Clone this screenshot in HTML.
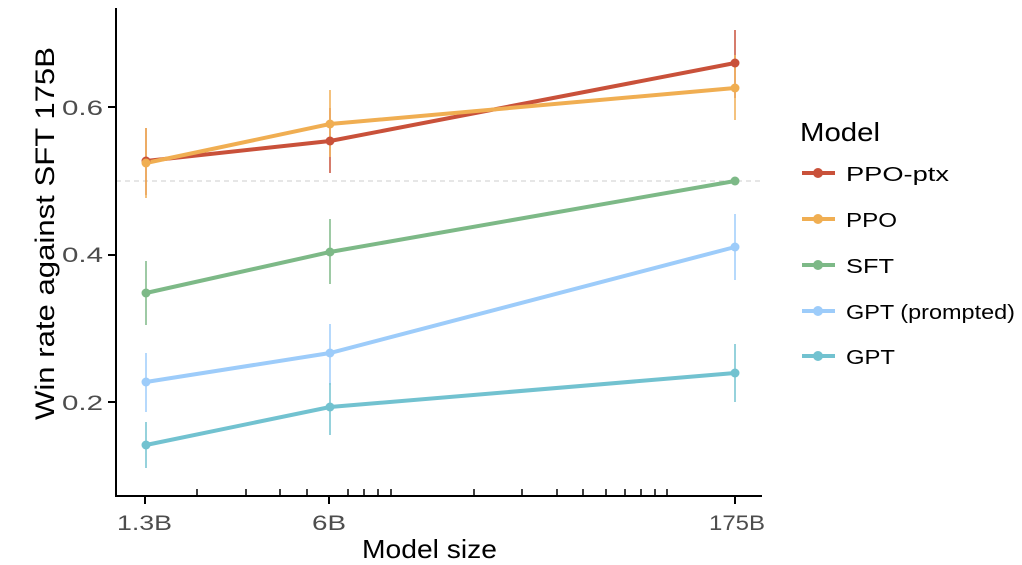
<html><body style="margin:0;background:#fff">
<svg width="1022" height="565" xmlns="http://www.w3.org/2000/svg" font-family="Liberation Sans, sans-serif">
<rect width="1022" height="565" fill="#fff"/>
<line x1="116" y1="181" x2="762" y2="181" stroke="#ccc" stroke-width="1" stroke-dasharray="5,4"/>
<g stroke-width="1.5">
<line x1="146" y1="128" x2="146" y2="195" stroke="#c9513a"/>
<line x1="330" y1="108" x2="330" y2="173" stroke="#c9513a"/>
<line x1="735" y1="30" x2="735" y2="98" stroke="#c9513a"/>
<line x1="146" y1="128" x2="146" y2="198" stroke="#f0ae52"/>
<line x1="330" y1="90" x2="330" y2="157" stroke="#f0ae52"/>
<line x1="735" y1="55" x2="735" y2="120" stroke="#f0ae52"/>
<line x1="146" y1="261" x2="146" y2="325" stroke="#7db987"/>
<line x1="330" y1="219" x2="330" y2="284" stroke="#7db987"/>
<line x1="146" y1="353" x2="146" y2="412" stroke="#9dccfa"/>
<line x1="330" y1="324" x2="330" y2="385" stroke="#9dccfa"/>
<line x1="735" y1="214" x2="735" y2="280" stroke="#9dccfa"/>
<line x1="146" y1="422" x2="146" y2="468" stroke="#72c2d0"/>
<line x1="330" y1="383" x2="330" y2="435" stroke="#72c2d0"/>
<line x1="735" y1="344" x2="735" y2="402" stroke="#72c2d0"/>
</g>
<g stroke-width="4" fill="none">
<polyline points="146,161 330,141 735,63" stroke="#c9513a"/>
<polyline points="146,163 330,124 735,88" stroke="#f0ae52"/>
<polyline points="146,293 330,252 735,181" stroke="#7db987"/>
<polyline points="146,382 330,353 735,247" stroke="#9dccfa"/>
<polyline points="146,445 330,407 735,373" stroke="#72c2d0"/>
</g>
<g fill="#c9513a"><circle cx="146" cy="161" r="4.5"/><circle cx="330" cy="141" r="4.5"/><circle cx="735" cy="63" r="4.5"/></g>
<g fill="#f0ae52"><circle cx="146" cy="163" r="4.5"/><circle cx="330" cy="124" r="4.5"/><circle cx="735" cy="88" r="4.5"/></g>
<g fill="#7db987"><circle cx="146" cy="293" r="4.5"/><circle cx="330" cy="252" r="4.5"/><circle cx="735" cy="181" r="4.5"/></g>
<g fill="#9dccfa"><circle cx="146" cy="382" r="4.5"/><circle cx="330" cy="353" r="4.5"/><circle cx="735" cy="247" r="4.5"/></g>
<g fill="#72c2d0"><circle cx="146" cy="445" r="4.5"/><circle cx="330" cy="407" r="4.5"/><circle cx="735" cy="373" r="4.5"/></g>
<g stroke="#000" stroke-width="2" fill="none">
<polyline points="116,8 116,496 762,496"/>
<line x1="108" y1="107" x2="116" y2="107"/><line x1="108" y1="255" x2="116" y2="255"/><line x1="108" y1="402" x2="116" y2="402"/>
<line x1="145" y1="496" x2="145" y2="504"/><line x1="329" y1="496" x2="329" y2="504"/><line x1="735" y1="496" x2="735" y2="504"/>
</g>
<g stroke="#000" stroke-width="1.5">
<line x1="197" y1="496" x2="197" y2="489"/><line x1="246" y1="496" x2="246" y2="489"/><line x1="280" y1="496" x2="280" y2="489"/><line x1="307" y1="496" x2="307" y2="489"/><line x1="348" y1="496" x2="348" y2="489"/><line x1="364" y1="496" x2="364" y2="489"/><line x1="378" y1="496" x2="378" y2="489"/><line x1="391" y1="496" x2="391" y2="489"/><line x1="474" y1="496" x2="474" y2="489"/><line x1="522" y1="496" x2="522" y2="489"/><line x1="557" y1="496" x2="557" y2="489"/><line x1="583" y1="496" x2="583" y2="489"/><line x1="606" y1="496" x2="606" y2="489"/><line x1="625" y1="496" x2="625" y2="489"/><line x1="641" y1="496" x2="641" y2="489"/><line x1="655" y1="496" x2="655" y2="489"/><line x1="667" y1="496" x2="667" y2="489"/>
</g>
<g fill="#4d4d4d" font-size="21" lengthAdjust="spacingAndGlyphs">
<text x="62" y="115" textLength="41" lengthAdjust="spacingAndGlyphs">0.6</text><text x="62" y="262" textLength="41" lengthAdjust="spacingAndGlyphs">0.4</text><text x="62" y="410" textLength="41" lengthAdjust="spacingAndGlyphs">0.2</text>
<text x="117" y="530" textLength="55" lengthAdjust="spacingAndGlyphs">1.3B</text><text x="312" y="530" textLength="34" lengthAdjust="spacingAndGlyphs">6B</text><text x="709" y="530" textLength="56" lengthAdjust="spacingAndGlyphs">175B</text>
</g>
<text x="362" y="558" font-size="26" textLength="135" lengthAdjust="spacingAndGlyphs">Model size</text>
<text transform="translate(54,420) rotate(-90)" font-size="27" textLength="373" lengthAdjust="spacingAndGlyphs">Win rate against SFT 175B</text>
<text x="800" y="141" font-size="26" textLength="80" lengthAdjust="spacingAndGlyphs">Model</text>
<g stroke-width="4">
<line x1="802" y1="173" x2="835" y2="173" stroke="#c9513a"/><circle cx="818" cy="173" r="5" fill="#c9513a"/>
<line x1="802" y1="219" x2="835" y2="219" stroke="#f0ae52"/><circle cx="818" cy="219" r="5" fill="#f0ae52"/>
<line x1="802" y1="265" x2="835" y2="265" stroke="#7db987"/><circle cx="818" cy="265" r="5" fill="#7db987"/>
<line x1="802" y1="311" x2="835" y2="311" stroke="#9dccfa"/><circle cx="818" cy="311" r="5" fill="#9dccfa"/>
<line x1="802" y1="356" x2="835" y2="356" stroke="#72c2d0"/><circle cx="818" cy="356" r="5" fill="#72c2d0"/>
</g>
<g font-size="20" fill="#000">
<text x="846" y="181" textLength="103" lengthAdjust="spacingAndGlyphs">PPO-ptx</text><text x="846" y="227" textLength="51" lengthAdjust="spacingAndGlyphs">PPO</text><text x="846" y="273" textLength="48" lengthAdjust="spacingAndGlyphs">SFT</text><text x="846" y="319" textLength="169" lengthAdjust="spacingAndGlyphs">GPT (prompted)</text><text x="846" y="364" textLength="49" lengthAdjust="spacingAndGlyphs">GPT</text>
</g>
</svg>
</body></html>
·····
◆ **Task instructions**
Transcribe the material exactly, leaving every picture out.

◆ **Exercise answer**
Clone this screenshot in HTML.
<html><body style="margin:0;background:#fff">
<svg width="1022" height="565" xmlns="http://www.w3.org/2000/svg" font-family="Liberation Sans, sans-serif">
<rect width="1022" height="565" fill="#fff"/>
<line x1="116" y1="181" x2="762" y2="181" stroke="#ccc" stroke-width="1" stroke-dasharray="5,4"/>
<g stroke-width="1.5">
<line x1="146" y1="128" x2="146" y2="195" stroke="#c9513a"/>
<line x1="330" y1="108" x2="330" y2="173" stroke="#c9513a"/>
<line x1="735" y1="30" x2="735" y2="98" stroke="#c9513a"/>
<line x1="146" y1="128" x2="146" y2="198" stroke="#f0ae52"/>
<line x1="330" y1="90" x2="330" y2="157" stroke="#f0ae52"/>
<line x1="735" y1="55" x2="735" y2="120" stroke="#f0ae52"/>
<line x1="146" y1="261" x2="146" y2="325" stroke="#7db987"/>
<line x1="330" y1="219" x2="330" y2="284" stroke="#7db987"/>
<line x1="146" y1="353" x2="146" y2="412" stroke="#9dccfa"/>
<line x1="330" y1="324" x2="330" y2="385" stroke="#9dccfa"/>
<line x1="735" y1="214" x2="735" y2="280" stroke="#9dccfa"/>
<line x1="146" y1="422" x2="146" y2="468" stroke="#72c2d0"/>
<line x1="330" y1="383" x2="330" y2="435" stroke="#72c2d0"/>
<line x1="735" y1="344" x2="735" y2="402" stroke="#72c2d0"/>
</g>
<g stroke-width="4" fill="none">
<polyline points="146,161 330,141 735,63" stroke="#c9513a"/>
<polyline points="146,163 330,124 735,88" stroke="#f0ae52"/>
<polyline points="146,293 330,252 735,181" stroke="#7db987"/>
<polyline points="146,382 330,353 735,247" stroke="#9dccfa"/>
<polyline points="146,445 330,407 735,373" stroke="#72c2d0"/>
</g>
<g fill="#c9513a"><circle cx="146" cy="161" r="4.5"/><circle cx="330" cy="141" r="4.5"/><circle cx="735" cy="63" r="4.5"/></g>
<g fill="#f0ae52"><circle cx="146" cy="163" r="4.5"/><circle cx="330" cy="124" r="4.5"/><circle cx="735" cy="88" r="4.5"/></g>
<g fill="#7db987"><circle cx="146" cy="293" r="4.5"/><circle cx="330" cy="252" r="4.5"/><circle cx="735" cy="181" r="4.5"/></g>
<g fill="#9dccfa"><circle cx="146" cy="382" r="4.5"/><circle cx="330" cy="353" r="4.5"/><circle cx="735" cy="247" r="4.5"/></g>
<g fill="#72c2d0"><circle cx="146" cy="445" r="4.5"/><circle cx="330" cy="407" r="4.5"/><circle cx="735" cy="373" r="4.5"/></g>
<g stroke="#000" stroke-width="2" fill="none">
<polyline points="116,8 116,496 762,496"/>
<line x1="108" y1="107" x2="116" y2="107"/><line x1="108" y1="255" x2="116" y2="255"/><line x1="108" y1="402" x2="116" y2="402"/>
<line x1="145" y1="496" x2="145" y2="504"/><line x1="329" y1="496" x2="329" y2="504"/><line x1="735" y1="496" x2="735" y2="504"/>
</g>
<g stroke="#000" stroke-width="1.5">
<line x1="197" y1="496" x2="197" y2="489"/><line x1="246" y1="496" x2="246" y2="489"/><line x1="280" y1="496" x2="280" y2="489"/><line x1="307" y1="496" x2="307" y2="489"/><line x1="348" y1="496" x2="348" y2="489"/><line x1="364" y1="496" x2="364" y2="489"/><line x1="378" y1="496" x2="378" y2="489"/><line x1="391" y1="496" x2="391" y2="489"/><line x1="474" y1="496" x2="474" y2="489"/><line x1="522" y1="496" x2="522" y2="489"/><line x1="557" y1="496" x2="557" y2="489"/><line x1="583" y1="496" x2="583" y2="489"/><line x1="606" y1="496" x2="606" y2="489"/><line x1="625" y1="496" x2="625" y2="489"/><line x1="641" y1="496" x2="641" y2="489"/><line x1="655" y1="496" x2="655" y2="489"/><line x1="667" y1="496" x2="667" y2="489"/>
</g>
<g fill="#4d4d4d" font-size="21" lengthAdjust="spacingAndGlyphs">
<text x="62" y="115" textLength="41" lengthAdjust="spacingAndGlyphs">0.6</text><text x="62" y="262" textLength="41" lengthAdjust="spacingAndGlyphs">0.4</text><text x="62" y="410" textLength="41" lengthAdjust="spacingAndGlyphs">0.2</text>
<text x="117" y="530" textLength="55" lengthAdjust="spacingAndGlyphs">1.3B</text><text x="312" y="530" textLength="34" lengthAdjust="spacingAndGlyphs">6B</text><text x="709" y="530" textLength="56" lengthAdjust="spacingAndGlyphs">175B</text>
</g>
<text x="362" y="558" font-size="26" textLength="135" lengthAdjust="spacingAndGlyphs">Model size</text>
<text transform="translate(54,420) rotate(-90)" font-size="27" textLength="373" lengthAdjust="spacingAndGlyphs">Win rate against SFT 175B</text>
<text x="800" y="141" font-size="26" textLength="80" lengthAdjust="spacingAndGlyphs">Model</text>
<g stroke-width="4">
<line x1="802" y1="173" x2="835" y2="173" stroke="#c9513a"/><circle cx="818" cy="173" r="5" fill="#c9513a"/>
<line x1="802" y1="219" x2="835" y2="219" stroke="#f0ae52"/><circle cx="818" cy="219" r="5" fill="#f0ae52"/>
<line x1="802" y1="265" x2="835" y2="265" stroke="#7db987"/><circle cx="818" cy="265" r="5" fill="#7db987"/>
<line x1="802" y1="311" x2="835" y2="311" stroke="#9dccfa"/><circle cx="818" cy="311" r="5" fill="#9dccfa"/>
<line x1="802" y1="356" x2="835" y2="356" stroke="#72c2d0"/><circle cx="818" cy="356" r="5" fill="#72c2d0"/>
</g>
<g font-size="20" fill="#000">
<text x="846" y="181" textLength="103" lengthAdjust="spacingAndGlyphs">PPO-ptx</text><text x="846" y="227" textLength="51" lengthAdjust="spacingAndGlyphs">PPO</text><text x="846" y="273" textLength="48" lengthAdjust="spacingAndGlyphs">SFT</text><text x="846" y="319" textLength="169" lengthAdjust="spacingAndGlyphs">GPT (prompted)</text><text x="846" y="364" textLength="49" lengthAdjust="spacingAndGlyphs">GPT</text>
</g>
</svg>
</body></html>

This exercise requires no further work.